The next day, the Producer emailed me to let me know I would be brought into WPSU as a Sports Production Intern to work on the show Unrivaled: The Penn State Football Story.


I’ve watched more games this season than the previous 6 years combined. At Beaver Stadium, I’ve stood on the field with players, coaches, and ESPN and BTN press. On my down time, I study the Penn State football players, and watch the shows we produce. I get a little bit tickled each game to watch the boys play and see how they do. And as I promised in that interview, I’m learning my vocabulary.

It’s all paying off, as 6 weeks into the internship I found out some pretty great news about my status of “Intern.”

But that story is for another time.

I’m putting the work in, seeing the results, and quite honestly, I’m proud of how I’ve embraced my time at WPSU. By working there, I see State College through a whole new lens, and this football season, I’m actually into it! The disdain for the school and people that obsess over their Blue and White team has ebbed away to appreciate the culture of college football everywhere, and to be proud to be a part of a certain PSU football show.
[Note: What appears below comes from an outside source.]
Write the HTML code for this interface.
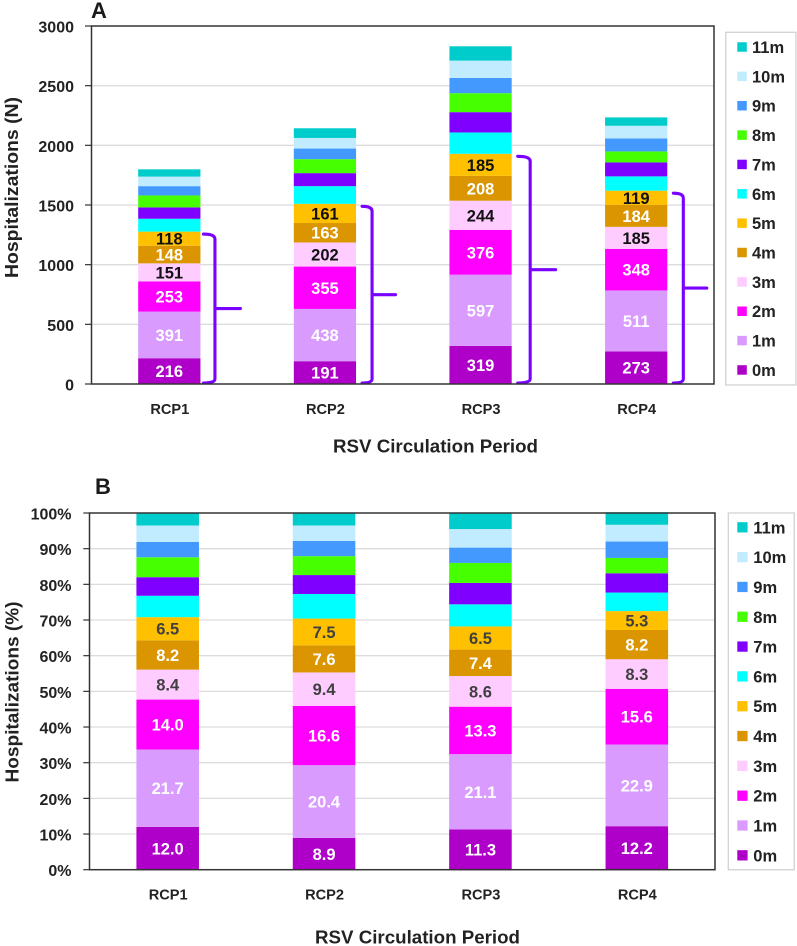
<!DOCTYPE html>
<html lang="en">
<head>
<meta charset="utf-8">
<title>RSV hospitalizations by circulation period</title>
<style>
  html, body { margin: 0; padding: 0; background: #ffffff; }
  svg { display: block; font-family: "Liberation Sans", sans-serif; font-weight: 700; }
</style>
</head>
<body>
<svg id="figure" xmlns="http://www.w3.org/2000/svg" width="797" height="946" viewBox="0 0 797 946">
  <rect x="0" y="0" width="797" height="946" fill="#ffffff"/>
  <g id="chartA"></g>
  <g id="chartB"></g>
  <text x="91" y="18" font-size="22" fill="#1a1a1a">A</text>
  <text x="95" y="494" font-size="22" fill="#1a1a1a">B</text>
  <text transform="rotate(-90 18 187.5)" x="18" y="187.5" text-anchor="middle" font-size="18.5" textLength="181" lengthAdjust="spacingAndGlyphs" fill="#222222">Hospitalizations (N)</text>
  <text transform="rotate(-90 18.5 692)" x="18.5" y="692" text-anchor="middle" font-size="18.5" textLength="181" lengthAdjust="spacingAndGlyphs" fill="#222222">Hospitalizations (%)</text>
  <text x="435.5" y="452.5" text-anchor="middle" font-size="18.5" textLength="205" lengthAdjust="spacingAndGlyphs" fill="#222222">RSV Circulation Period</text>
  <text x="417.5" y="943.5" text-anchor="middle" font-size="18.5" textLength="205" lengthAdjust="spacingAndGlyphs" fill="#222222">RSV Circulation Period</text>
</svg>
<script>
// ----- data -----
const categories = ['RCP1', 'RCP2', 'RCP3', 'RCP4'];
const seriesNames = ['0m', '1m', '2m', '3m', '4m', '5m', '6m', '7m', '8m', '9m', '10m', '11m'];
const seriesColors = ['#AE00C8', '#DA9BFF', '#FF00FF', '#FFCCFF', '#DA9500', '#FFC000', '#00FFFF', '#7F00FF', '#46FF00', '#4499FF', '#C1EBFF', '#00CCCC'];
const labelColorsA = ['#ffffff', '#ffffff', '#ffffff', '#111111', '#ffffff', '#111111'];
const labelColorsB = ['#ffffff', '#ffffff', '#ffffff', '#404040', '#ffffff', '#404040'];

const count0m = [216, 191, 319, 273];
const count1m = [391, 438, 597, 511];
const count2m = [253, 355, 376, 348];
const count3m = [151, 202, 244, 185];
const count4m = [148, 163, 208, 184];
const count5m = [118, 161, 185, 119];
const count6m = [108, 148, 179, 120];
const count7m = [95, 109, 170, 117];
const count8m = [100, 117, 159, 92];
const count9m = [78, 89, 128, 109];
const count10m = [80, 89, 145, 106];
const count11m = [61, 81, 120, 70];
const countSeries = [count0m, count1m, count2m, count3m, count4m, count5m, count6m, count7m, count8m, count9m, count10m, count11m];

const pct0m = [12.0, 8.9, 11.3, 12.2];
const pct1m = [21.7, 20.4, 21.1, 22.9];
const pct2m = [14.0, 16.6, 13.3, 15.6];
const pct3m = [8.4, 9.4, 8.6, 8.3];
const pct4m = [8.2, 7.6, 7.4, 8.2];
const pct5m = [6.5, 7.5, 6.5, 5.3];
const pct6m = [6.0, 6.9, 6.2, 5.2];
const pct7m = [5.2, 5.3, 6.0, 5.4];
const pct8m = [5.6, 5.3, 5.6, 4.3];
const pct9m = [4.3, 4.3, 4.3, 4.6];
const pct10m = [4.6, 4.3, 5.2, 4.7];
const pct11m = [3.5, 3.5, 4.5, 3.5];
const pctSeries = [pct0m, pct1m, pct2m, pct3m, pct4m, pct5m, pct6m, pct7m, pct8m, pct9m, pct10m, pct11m];

const countTicks = [0, 500, 1000, 1500, 2000, 2500, 3000];
const pctTicks = [0, 10, 20, 30, 40, 50, 60, 70, 80, 90, 100];
const labelledSeriesCount = 6;

// ----- drawing -----
const SVG_NS = 'http://www.w3.org/2000/svg';

function make(tag, parent, props) {
  const el = document.createElementNS(SVG_NS, tag);
  for (const key in props) {
    el.setAttribute(key, props[key]);
  }
  parent.appendChild(el);
  return el;
}

function drawChart(cfg) {
  const root = document.getElementById(cfg.rootId);
  const yScale = function (v) { return cfg.bottom - (v - cfg.yMin) * (cfg.bottom - cfg.top) / (cfg.yMax - cfg.yMin); };
  const band = (cfg.right - cfg.left) / cfg.categories.length;
  const xCenter = function (i) { return cfg.left + band * (i + 0.5); };
  const barWidth = band * 0.4;

  // gridlines, ticks and tick labels
  cfg.ticks.forEach(function (t) {
    const y = yScale(t);
    if (t !== cfg.yMin && t !== cfg.yMax) {
      const grid = make('line', root, { x1: cfg.left, x2: cfg.right, y1: y, y2: y, stroke: '#dcdcdc', 'stroke-width': 1.3 });
      
      
    }
    const tick = make('line', root, { x1: cfg.tickStart, x2: cfg.left, y1: y, y2: y, stroke: '#333333', 'stroke-width': 1.2 });
    
    
    const label = make('text', root, { x: cfg.tickLabelX, y: y + 6.5, 'text-anchor': 'end', 'font-size': 16, fill: '#222222' });
    label.textContent = t + cfg.tickSuffix;
    
    
  });

  // stacked bars
  cfg.categories.forEach(function (cat, i) {
    let cumulative = 0;
    cfg.series.forEach(function (values, s) {
      const v = values[i];
      const y0 = yScale(cumulative);
      const y1 = yScale(cumulative + v);
      const bar = make('rect', root, { x: xCenter(i) - barWidth / 2, y: y1, width: barWidth, height: y0 - y1, fill: seriesColors[s] });
      
      
      if (s < labelledSeriesCount) {
        const valueLabel = make('text', root, { x: xCenter(i), y: (y0 + y1) / 2 + 6, 'text-anchor': 'middle', 'font-size': 16.5, fill: cfg.labelColors[s] });
        valueLabel.textContent = cfg.format(v);
        
        
      }
      cumulative += v;
    });
    const catLabel = make('text', root, { x: xCenter(i) + 0.5, y: cfg.catLabelY, 'text-anchor': 'middle', 'font-size': 14.6, fill: '#222222' });
    catLabel.textContent = cat;
    
    

    if (cfg.bracketOffsets) {
      let sum = 0;
      for (let s = 0; s < labelledSeriesCount; s++) {
        sum += cfg.series[s][i];
      }
      const yTop = yScale(sum) + 2.5;
      const yBottom = cfg.bottom - 1;
      const yMid = (yTop + yBottom) / 2;
      const barRight = xCenter(i) + barWidth / 2;
      const offsets = cfg.bracketOffsets(i);
      const xStart = barRight + offsets.start;
      const xSpine = barRight + offsets.spine;
      const xTip = barRight + offsets.tip;
      const d = 'M' + xStart + ' ' + yTop + ' Q' + xSpine + ' ' + yTop + ' ' + xSpine + ' ' + (yTop + 5) +
        ' L' + xSpine + ' ' + (yBottom - 4) + ' Q' + xSpine + ' ' + yBottom + ' ' + xStart + ' ' + yBottom +
        ' M' + xSpine + ' ' + yMid + ' L' + xTip + ' ' + yMid;
      const bracket = make('path', root, { d: d, fill: 'none', stroke: '#7A00FF', 'stroke-width': 3.1, 'stroke-linecap': 'round' });
      
      
    }
  });

  // plot frame
  const frame = make('rect', root, { x: cfg.left, y: cfg.top, width: cfg.right - cfg.left, height: cfg.bottom - cfg.top, fill: 'none', stroke: '#333333', 'stroke-width': 1.5 });
  
  

  // legend
  const legendBox = make('rect', root, { x: cfg.legend.x, y: cfg.legend.y, width: cfg.legend.w, height: cfg.legend.h, fill: '#ffffff', stroke: '#d2d2d2', 'stroke-width': 1.3 });
  
  
  const count = seriesNames.length;
  seriesNames.forEach(function (name, s) {
    const cy = cfg.legend.firstY + (count - 1 - s) * cfg.legend.step;
    const swatch = make('rect', root, { x: cfg.legend.swatchX, y: cy - cfg.legend.swatch / 2, width: cfg.legend.swatch, height: cfg.legend.swatch, fill: seriesColors[s] });
    
    
    const entry = make('text', root, { x: cfg.legend.textX, y: cy + 6, 'font-size': 16.5, fill: '#222222' });
    entry.textContent = name;
    
    
  });
}

drawChart({
  rootId: 'chartA', categories: categories, series: countSeries, ticks: countTicks,
  yMin: 0, yMax: 3000, left: 91.5, right: 714, top: 26, bottom: 384,
  tickStart: 85, tickLabelX: 74, tickSuffix: '', catLabelY: 414,
  labelColors: labelColorsA,
  bracketOffsets: function (i) {
    if (i === 0) { return { start: 3, spine: 14.5, tip: 40 }; }
    if (i === 2) { return { start: 6, spine: 18.5, tip: 44 }; }
    return { start: 6, spine: 16, tip: 39.5 };
  },
  format: function (v) { return String(v); },
  legend: { x: 725.7, y: 32.3, w: 70.3, h: 352.7, swatchX: 737.3, swatch: 9.5, textX: 752, firstY: 47, step: 29.36 }
});

drawChart({
  rootId: 'chartB', categories: categories, series: pctSeries, ticks: pctTicks,
  yMin: 0, yMax: 100, left: 89.5, right: 715, top: 513, bottom: 869.7,
  tickStart: 83.3, tickLabelX: 71.5, tickSuffix: '%', catLabelY: 899.7,
  labelColors: labelColorsB,
  format: function (v) { return v.toFixed(1); },
  legend: { x: 728.3, y: 513, w: 66, h: 356.7, swatchX: 737.3, swatch: 10.3, textX: 753.3, firstY: 527.3, step: 29.82 }
});
</script>
</body>
</html>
I’m learning that if you give something enough time, you might surprise yourself with what you come to appreciate… For too long I held the sport and Penn State at arms length, creating a very effective wedge between the people in this town and myself. My tastes buds are changing so that a game and a beer sound appealing. Except minus the beer. My taste buds aren’t changing that much, let’s not get crazy.

What was originally a last resort and shot in the dark, application and production interview, has turned into a new perspective, relationships, and way of life for me in State College… Oh, and I’m no longer afraid to ask questions.

What have you pushed away, that you could practice being open to, which might further your career, or simply create bonds with others?